Entries taken from a collection:
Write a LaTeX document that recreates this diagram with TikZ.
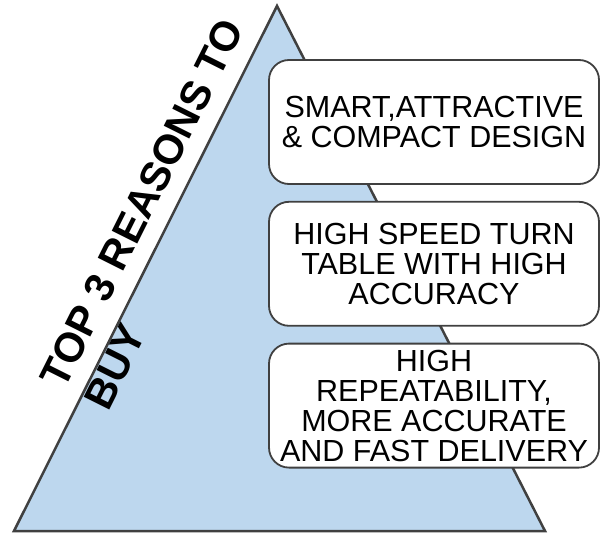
\documentclass[tikz,border=0pt]{standalone}
\usepackage{fontspec}
\setmainfont{Liberation Sans}
\usetikzlibrary{positioning}
\definecolor{pyramidblue}{RGB}{189,215,238}
\definecolor{edgegray}{RGB}{64,64,64}

\begin{document}
\begin{tikzpicture}[x=1pt, y=1pt,
    reason/.style={draw=edgegray, fill=white, rounded corners=20pt, minimum width=330pt, minimum height=124pt, align=center, line width=1.8pt, font=\fontsize{30.5}{30}\selectfont, inner sep=0pt},
    title/.style={font=\fontsize{41.5}{49}\selectfont\bfseries, align=left, rotate=63.4, inner sep=0pt}
]
    \useasboundingbox (0,0) rectangle (601,536);
    % pyramid
    \coordinate (left) at (14,5);
    \coordinate (right) at (545,5);
    \coordinate (apex) at (277,530);
    \draw[edgegray, fill=pyramidblue, line width=2.5pt] (left) -- (apex) -- (right) -- cycle;

    \node[title] (heading) at (164,322) {TOP 3 REASONS TO\\BUY};

    % reasons
    \node[reason] (design) at (434,414) {SMART,ATTRACTIVE\\\& COMPACT DESIGN};
    \node[reason, below=16pt of design] (speed) {HIGH SPEED TURN\\TABLE WITH HIGH\\ACCURACY};
    \node[reason, below=16pt of speed] (delivery) {HIGH\\REPEATABILITY,\\MORE ACCURATE\\AND FAST DELIVERY};
\end{tikzpicture}
\end{document}
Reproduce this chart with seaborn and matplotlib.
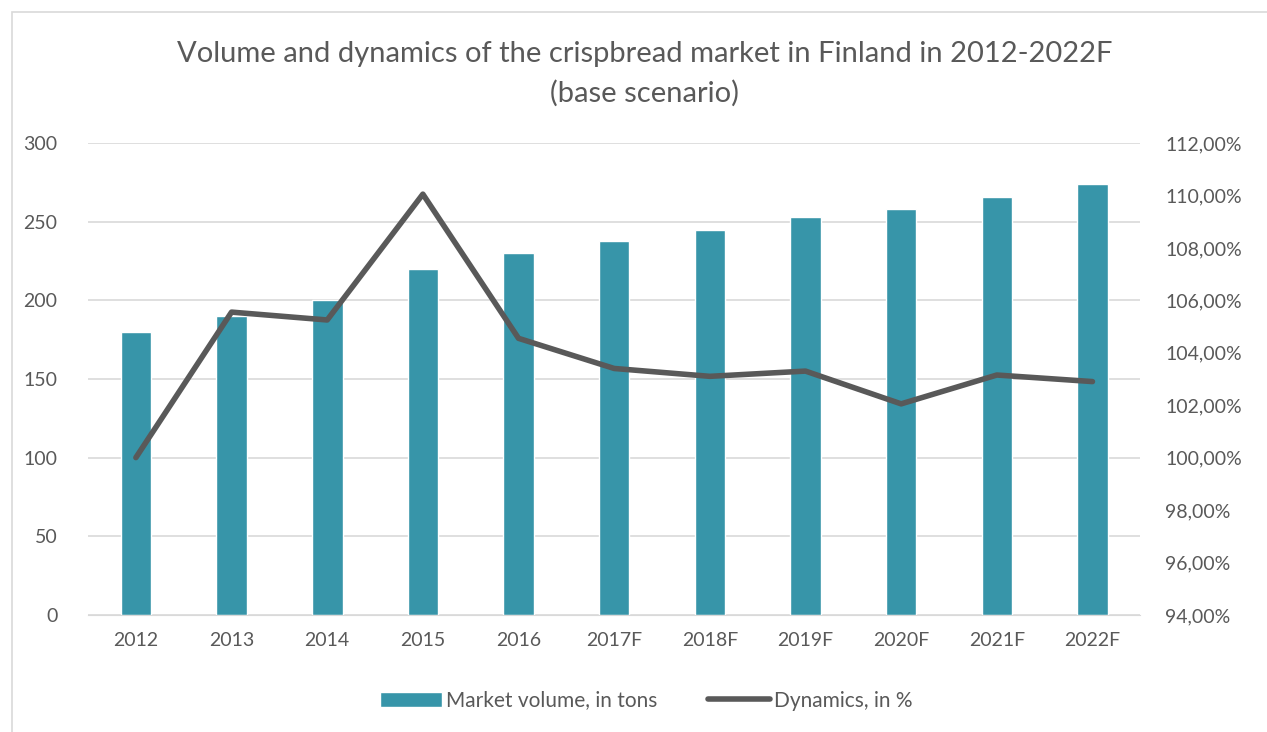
import pandas as pd
import seaborn as sns
import matplotlib.pyplot as plt
from matplotlib.lines import Line2D
from matplotlib.patches import Patch, Rectangle
from matplotlib.ticker import FuncFormatter, MultipleLocator

years = ["2012", "2013", "2014", "2015", "2016", "2017F", "2018F", "2019F", "2020F", "2021F", "2022F"]
volume = [180, 190, 200, 220, 230, 238, 245, 253, 258, 266, 274]
dynamics = [100.0, 105.55, 105.25, 110.05, 104.55, 103.4, 103.1, 103.3, 102.05, 103.15, 102.9]

bar_color = "#3795A9"
line_color = "#595959"
text_color = "#595959"

sns.set_style("white")
plt.rcParams["font.family"] = ["Lato", "DejaVu Sans"]

df = pd.DataFrame({"year": years, "volume": volume, "dynamics": dynamics})

fig = plt.figure(figsize=(12.67, 7.32), dpi=100)
ax = fig.add_axes([0.0695, 0.16, 0.8305, 0.6446])

sns.barplot(data=df, x="year", y="volume", color=bar_color, width=0.32,
            saturation=1, ax=ax)
ax.set_ylim(0, 300)
ax.yaxis.set_major_locator(MultipleLocator(50))
ax.grid(axis="y", color="#D9D9D9", linewidth=1.2)
ax.set_axisbelow(True)
ax.set_xlabel("")
ax.set_ylabel("")
for side in ["top", "right", "left"]:
    ax.spines[side].set_visible(False)
ax.spines["bottom"].set_color("#D9D9D9")
ax.tick_params(axis="both", labelsize=14, colors=text_color, length=0, pad=12)
ax.tick_params(axis="y", pad=22)

ax2 = ax.twinx()
sns.lineplot(data=df, x="year", y="dynamics", color=line_color, linewidth=4,
             ax=ax2, sort=False, solid_capstyle="round")
ax2.set_ylim(94, 112)
ax2.yaxis.set_major_locator(MultipleLocator(2))
ax2.yaxis.set_major_formatter(FuncFormatter(lambda v, p: f"{v:.2f}%".replace(".", ",")))
ax2.set_ylabel("")
ax2.set_xlabel("")
for side in ["top", "right", "left", "bottom"]:
    ax2.spines[side].set_visible(False)
ax2.tick_params(axis="y", labelsize=14, colors=text_color, length=0, pad=18)
ax.set_xlim(-0.5, len(years) - 0.5)

fig.text(0.509, 0.926, "Volume and dynamics of the crispbread market in Finland in 2012-2022F",
         ha="center", va="center", fontsize=21, color=text_color)
fig.text(0.509, 0.872, "(base scenario)", ha="center", va="center",
         fontsize=21, color=text_color)

handles = [Patch(facecolor=bar_color, label="Market volume, in tons"),
           Line2D([], [], color=line_color, linewidth=4, solid_capstyle="round",
                  label="Dynamics, in %")]
fig.legend(handles=handles, loc="center", bbox_to_anchor=(0.51, 0.043), ncol=2,
           frameon=False, fontsize=15, labelcolor=text_color, handlelength=3.0,
           handletextpad=0.2, columnspacing=2.4)

fig.patches.append(Rectangle((0.0095, -0.01), 1.0, 0.994, transform=fig.transFigure,
                             fill=False, edgecolor="#D9D9D9", linewidth=1.2))

fig.savefig("out.png", dpi=100)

- [What is asked]:
Copy every line of the listing that includes the string "matplotlib".

- [Task result]:
Reproduce this chart with seaborn and matplotlib.
import matplotlib.pyplot as plt
from matplotlib.lines import Line2D
from matplotlib.patches import Patch, Rectangle
from matplotlib.ticker import FuncFormatter, MultipleLocator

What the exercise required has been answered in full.